Ultimately, the DOJ’s problematic taxonomy of sexual abuse in prisons played no role in its rule.  Nor, even, did DOJ’s overall economic analysis play any explicit role in the rule.  The final rule did not even allude to the many varieties of sexual abuse DOJ categorized in the Regulatory Impact Analysis, and the justification for the rule at no point stated that the rule was stopping here, rather than there, due to the specific conclusions of the economic analysis.  The painful economic analysis of prison sexual abuse is thus, cruelly and wastefully, gratuitous; the rule would have been the same without it.

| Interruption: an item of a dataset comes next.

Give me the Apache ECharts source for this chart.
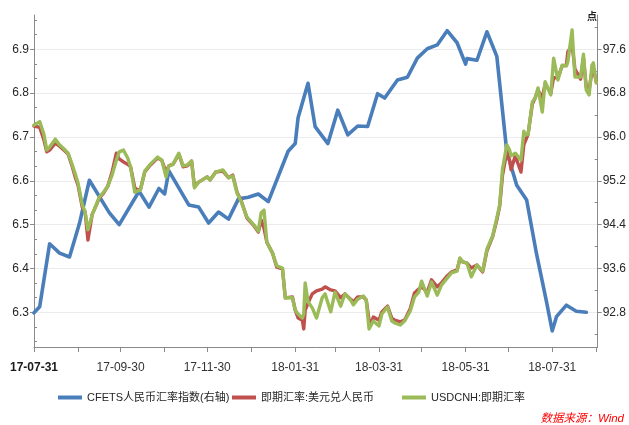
<!DOCTYPE html>
<html>
<head>
<meta charset="utf-8">
<script src="https://cdn.jsdelivr.net/npm/echarts@6/dist/echarts.min.js"></script>
<style>
html,body{margin:0;padding:0;background:#fff;}
#chart{width:629px;height:425px;}
</style>
</head>
<body>
<div id="chart"></div>
<script>
// CFETS RMB index, weekly (right axis)
const cfetsDates = [
  '2017-07-31','2017-08-04','2017-08-11','2017-08-18','2017-08-25','2017-09-01','2017-09-08','2017-09-22','2017-09-29',
  '2017-10-13','2017-10-20','2017-10-27','2017-10-31','2017-11-03','2017-11-17','2017-11-24','2017-12-01','2017-12-08',
  '2017-12-15','2017-12-22','2017-12-29','2018-01-05','2018-01-12','2018-01-26','2018-01-31','2018-02-02','2018-02-09',
  '2018-02-14','2018-02-23','2018-03-02','2018-03-09','2018-03-16','2018-03-23','2018-03-30','2018-04-04','2018-04-13',
  '2018-04-20','2018-04-27','2018-05-04','2018-05-11','2018-05-18','2018-05-25','2018-05-31','2018-06-01','2018-06-08',
  '2018-06-15','2018-06-22','2018-06-29','2018-07-06','2018-07-13','2018-07-20','2018-07-27','2018-07-31','2018-08-03',
  '2018-08-10','2018-08-17','2018-08-24'
];
const cfetsValues = [
  92.79,92.90,94.05,93.88,93.81,94.42,95.21,94.62,94.40,
  95.01,94.72,95.06,94.96,95.38,94.76,94.72,94.43,94.63,
  94.50,94.87,94.90,94.96,94.82,95.74,95.88,96.35,96.98,
  96.19,95.88,96.49,96.04,96.20,96.19,96.79,96.71,97.04,
  97.09,97.44,97.61,97.68,97.94,97.72,97.33,97.43,97.40,
  97.92,97.47,95.73,95.12,94.85,93.86,92.99,92.46,92.72,
  92.93,92.82,92.80
];

// Spot USD/CNY and USD/CNH (left axis)
const spotDates = [
  '2017-07-31','2017-08-04','2017-08-07','2017-08-09','2017-08-11','2017-08-15','2017-08-18','2017-08-21','2017-08-24','2017-08-27','2017-08-29','2017-08-31',
  '2017-09-03','2017-09-05','2017-09-07','2017-09-10','2017-09-13','2017-09-15','2017-09-18','2017-09-21','2017-09-24','2017-09-27','2017-09-29',
  '2017-10-02','2017-10-05','2017-10-07','2017-10-10','2017-10-12','2017-10-14','2017-10-17','2017-10-21','2017-10-26','2017-10-29',
  '2017-11-01','2017-11-03','2017-11-06','2017-11-10','2017-11-13','2017-11-16','2017-11-19','2017-11-21','2017-11-24','2017-11-30',
  '2017-12-02','2017-12-06','2017-12-11','2017-12-15','2017-12-18','2017-12-21','2017-12-24','2017-12-28',
  '2018-01-02','2018-01-05','2018-01-07','2018-01-09','2018-01-11','2018-01-15','2018-01-18','2018-01-22','2018-01-24','2018-01-29','2018-01-31',
  '2018-02-02','2018-02-05','2018-02-06','2018-02-07','2018-02-09','2018-02-12','2018-02-15','2018-02-19','2018-02-21','2018-02-25','2018-02-28',
  '2018-03-04','2018-03-07','2018-03-11','2018-03-13','2018-03-16','2018-03-20','2018-03-22','2018-03-24','2018-03-25','2018-03-27','2018-03-31',
  '2018-04-02','2018-04-06','2018-04-09','2018-04-11','2018-04-15','2018-04-18','2018-04-22','2018-04-25','2018-04-28','2018-04-30',
  '2018-05-04','2018-05-07','2018-05-11','2018-05-14','2018-05-18','2018-05-21','2018-05-25','2018-05-27','2018-05-29',
  '2018-06-01','2018-06-04','2018-06-08','2018-06-12','2018-06-13','2018-06-15','2018-06-19','2018-06-22','2018-06-24','2018-06-26','2018-06-29',
  '2018-07-01','2018-07-02','2018-07-05','2018-07-09','2018-07-11','2018-07-12','2018-07-14','2018-07-17','2018-07-19','2018-07-21','2018-07-24','2018-07-26','2018-07-30',
  '2018-08-01','2018-08-04','2018-08-07','2018-08-10','2018-08-11','2018-08-14','2018-08-16','2018-08-20','2018-08-22','2018-08-24','2018-08-26','2018-08-28','2018-08-29','2018-08-31'
];
const usdcnyValues = [
  6.725,6.722,6.693,6.666,6.670,6.686,6.679,6.670,6.661,6.632,6.609,6.590,
  6.540,6.529,6.465,6.524,6.545,6.561,6.572,6.588,6.620,6.663,6.650,
  6.643,6.638,6.632,6.584,6.579,6.581,6.620,6.636,6.652,6.647,
  6.620,6.634,6.638,6.661,6.632,6.634,6.645,6.588,6.597,6.609,
  6.602,6.620,6.622,6.607,6.613,6.574,6.554,6.515,
  6.497,6.483,6.511,6.492,6.460,6.435,6.403,6.399,6.333,6.335,6.305,
  6.287,6.282,6.262,6.305,6.321,6.342,6.349,6.353,6.358,6.351,6.349,
  6.333,6.342,6.330,6.324,6.335,6.335,6.328,6.282,6.271,6.289,6.282,
  6.301,6.314,6.287,6.282,6.278,6.282,6.308,6.344,6.353,6.358,
  6.346,6.374,6.358,6.367,6.383,6.392,6.397,6.422,6.415,
  6.412,6.401,6.408,6.392,6.394,6.440,6.472,6.511,6.542,6.613,6.666,
  6.647,6.625,6.657,6.620,6.682,6.686,6.706,6.775,6.789,6.807,6.789,6.821,6.800,
  6.835,6.835,6.862,6.864,6.894,6.910,6.855,6.832,6.880,6.814,6.807,6.850,6.857,6.826
];
const usdcnhValues = [
  6.727,6.735,6.706,6.670,6.677,6.695,6.682,6.673,6.663,6.636,6.616,6.595,
  6.545,6.529,6.488,6.522,6.547,6.563,6.574,6.588,6.613,6.647,6.666,
  6.670,6.652,6.632,6.574,6.577,6.579,6.622,6.638,6.654,6.647,
  6.609,6.634,6.638,6.663,6.634,6.636,6.645,6.584,6.597,6.609,
  6.602,6.620,6.625,6.607,6.611,6.572,6.552,6.517,
  6.499,6.485,6.527,6.533,6.460,6.435,6.406,6.401,6.333,6.333,6.305,
  6.296,6.287,6.296,6.367,6.324,6.310,6.287,6.333,6.342,6.301,6.346,
  6.314,6.342,6.328,6.317,6.330,6.337,6.328,6.262,6.260,6.280,6.269,
  6.296,6.312,6.280,6.276,6.271,6.280,6.303,6.335,6.346,6.371,
  6.337,6.369,6.339,6.362,6.378,6.390,6.394,6.424,6.415,
  6.412,6.381,6.408,6.394,6.390,6.444,6.474,6.515,6.545,6.627,6.682,
  6.670,6.657,6.663,6.647,6.713,6.704,6.706,6.780,6.789,6.812,6.757,6.826,6.796,
  6.880,6.830,6.864,6.862,6.871,6.944,6.837,6.837,6.889,6.807,6.796,6.864,6.869,6.823
];

// Axis tick labels
const leftTicks = [6.3, 6.4, 6.5, 6.6, 6.7, 6.8, 6.9];
const rightTicks = [92.8, 93.6, 94.4, 95.2, 96.0, 96.8, 97.6];
const monthEnds = [
  '2017-07-31','2017-08-31','2017-09-30','2017-10-31','2017-11-30','2017-12-31','2018-01-31',
  '2018-02-28','2018-03-31','2018-04-30','2018-05-31','2018-06-30','2018-07-31','2018-08-31'
];
const labelDates = ['2017-07-31','2017-09-30','2017-11-30','2018-01-31','2018-03-31','2018-05-31','2018-07-31'];

const seriesNames = ['CFETS人民币汇率指数(右轴)', '即期汇率:美元兑人民币', 'USDCNH:即期汇率'];
const colors = ['#4a7ebb', '#c0504d', '#9bbb59'];

const FONT = "'Liberation Sans','Noto Sans CJK SC',sans-serif";
const AXIS_COLOR = '#8a8a8a';
const LEFT_MIN = 6.2208, LEFT_MAX = 6.9783;
const RIGHT_MIN = 92.1664, RIGHT_MAX = 98.2264;

function ts(s) {
  const p = s.split('-').map(Number);
  return Date.UTC(p[0], p[1] - 1, p[2]);
}
function fmtDate(v) {
  const d = new Date(v);
  const y = String(d.getUTCFullYear()).slice(2);
  const m = String(d.getUTCMonth() + 1).padStart(2, '0');
  const dd = String(d.getUTCDate()).padStart(2, '0');
  return y + '-' + m + '-' + dd;
}
function pairs(dates, vals) {
  return dates.map((d, i) => [ts(d), vals[i]]);
}

// minor ticks: thirds between left majors, halves between right majors
const leftMinor = [];
for (let i = -1; i < leftTicks.length; i++) {
  const base = i < 0 ? leftTicks[0] - 0.1 : leftTicks[i];
  for (let k = 1; k <= 2; k++) {
    const v = +(base + k * 0.1 / 3).toFixed(4);
    if (v > LEFT_MIN && v < LEFT_MAX) leftMinor.push(v);
  }
}
const rightMinor = [];
for (let i = -1; i < rightTicks.length; i++) {
  const base = i < 0 ? rightTicks[0] - 0.8 : rightTicks[i];
  const v = +(base + 0.4).toFixed(2);
  if (v > RIGHT_MIN && v < RIGHT_MAX) rightMinor.push(v);
}

const chart = echarts.init(document.getElementById('chart'), null, { renderer: 'canvas' });

const legendCommon = {
  orient: 'horizontal',
  top: 392,
  padding: 0,
  icon: 'rect',
  itemWidth: 24,
  itemHeight: 4,
  selectedMode: false,
  textStyle: { fontSize: 11, color: '#262626', fontFamily: FONT }
};

const lineBase = (idx, width) => ({
  name: seriesNames[idx],
  type: 'line',
  symbol: 'none',
  showSymbol: false,
  lineStyle: { width: width, color: colors[idx], cap: 'round', join: 'round' },
  itemStyle: { color: colors[idx] },
  emphasis: { disabled: true },
  z: 2 + idx
});

chart.setOption({
  animation: false,
  backgroundColor: '#ffffff',
  grid: { left: 34, right: 31, top: 15, bottom: 78, containLabel: false },
  xAxis: {
    type: 'value',
    min: ts('2017-07-31'),
    max: ts('2018-09-01'),
    axisLine: { show: true, onZero: false, lineStyle: { color: AXIS_COLOR, width: 1 } },
    axisTick: {
      show: true, inside: false, length: 5,
      customValues: monthEnds.map(ts),
      lineStyle: { color: AXIS_COLOR, width: 1 }
    },
    axisLabel: {
      show: true,
      margin: 15,
      customValues: labelDates.map(ts),
      formatter: function (v) {
        const s = fmtDate(v);
        return v === ts(labelDates[0]) ? '{b|' + s + '}' : '{n|' + s + '}';
      },
      rich: {
        b: { fontSize: 12, fontWeight: 'bold', color: '#1a1a1a', fontFamily: FONT },
        n: { fontSize: 12, color: '#333333', fontFamily: FONT }
      }
    },
    splitLine: { show: false }
  },
  yAxis: [
    {
      type: 'value',
      position: 'left',
      min: LEFT_MIN,
      max: LEFT_MAX,
      axisLine: { show: true, onZero: false, lineStyle: { color: AXIS_COLOR, width: 1 } },
      axisTick: { show: true, inside: false, length: 4, customValues: leftTicks, lineStyle: { color: AXIS_COLOR } },
      axisLabel: {
        show: true, margin: 5, customValues: leftTicks,
        formatter: v => v.toFixed(1),
        fontSize: 12, color: '#262626', fontFamily: FONT
      },
      splitLine: { show: true, lineStyle: { color: '#ebebeb', width: 1 } }
    },
    {
      type: 'value',
      position: 'right',
      min: RIGHT_MIN,
      max: RIGHT_MAX,
      axisLine: { show: true, onZero: false, lineStyle: { color: AXIS_COLOR, width: 1 } },
      axisTick: { show: true, inside: false, length: 4, customValues: rightTicks, lineStyle: { color: AXIS_COLOR } },
      axisLabel: {
        show: true, margin: 5, customValues: rightTicks,
        formatter: v => v.toFixed(1),
        fontSize: 12, color: '#262626', fontFamily: FONT
      },
      splitLine: { show: false }
    },
    {
      type: 'value',
      position: 'left',
      min: LEFT_MIN,
      max: LEFT_MAX,
      axisLine: { show: false },
      axisTick: { show: true, inside: true, length: 3, customValues: leftMinor, lineStyle: { color: AXIS_COLOR } },
      axisLabel: { show: false },
      splitLine: { show: false }
    },
    {
      type: 'value',
      position: 'right',
      min: RIGHT_MIN,
      max: RIGHT_MAX,
      axisLine: { show: false },
      axisTick: { show: true, inside: true, length: 3, customValues: rightMinor, lineStyle: { color: AXIS_COLOR } },
      axisLabel: { show: false },
      splitLine: { show: false }
    }
  ],
  legend: [
    Object.assign({ data: [seriesNames[0]], left: 58 }, legendCommon),
    Object.assign({ data: [seriesNames[1]], left: 232 }, legendCommon),
    Object.assign({ data: [seriesNames[2]], left: 402 }, legendCommon)
  ],
  graphic: [
    {
      type: 'text',
      x: 592, y: 16,
      style: {
        text: '点', fill: '#222222',
        font: "bold 10px 'Noto Sans CJK SC',sans-serif",
        textAlign: 'center', align: 'center',
        textVerticalAlign: 'middle', verticalAlign: 'middle'
      }
    },
    {
      type: 'text',
      x: 624, y: 419,
      style: {
        text: '数据来源：Wind', fill: '#ff0000',
        font: "italic 11.5px 'Liberation Sans','Noto Sans CJK SC',sans-serif",
        textAlign: 'right', align: 'right',
        textVerticalAlign: 'middle', verticalAlign: 'middle'
      }
    }
  ],
  series: [
    Object.assign(lineBase(0, 3.6), { yAxisIndex: 1, data: pairs(cfetsDates, cfetsValues) }),
    Object.assign(lineBase(1, 3.4), { yAxisIndex: 0, data: pairs(spotDates, usdcnyValues) }),
    Object.assign(lineBase(2, 3.4), { yAxisIndex: 0, data: pairs(spotDates, usdcnhValues) })
  ]
});
</script>
</body>
</html>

Why, then, did DOJ do this analysis at all?  The White House office responsible for reviewing agency rules – the Office of Information and Regulatory Affairs (OIRA) – could have told DOJ that it need not do a cost-benefit analysis for this rule.  It could have told DOJ that it understood that an economic analysis of prison rape and sexual abuse was analytically incoherent and morally problematic insofar as rape and sexual abuse are crimes of violence and coercion, not of consent, and cost-benefit analysis presumes consent.  No law would have been violated if OIRA had done this.  Indeed, even the Executive Order under which OIRA operates would not have been violated if OIRA had done this; it provides that OIRA may waive the cost-benefit requirement whenever OIRA wants to.  That OIRA did not waive the requirement here, nor see the incoherence of an economic analysis of a crime of violence, is deeply troubling.

Applying cost-benefit analysis to rape takes this already-troubled methodology to a new, and bad, frontier.  The Obama Administration should ask itself whether this is the kind of legacy it hopes to deepen in a second term: a legacy that holds that any human encounter, no matter how violent and coerced, can be treated as just another day at the market.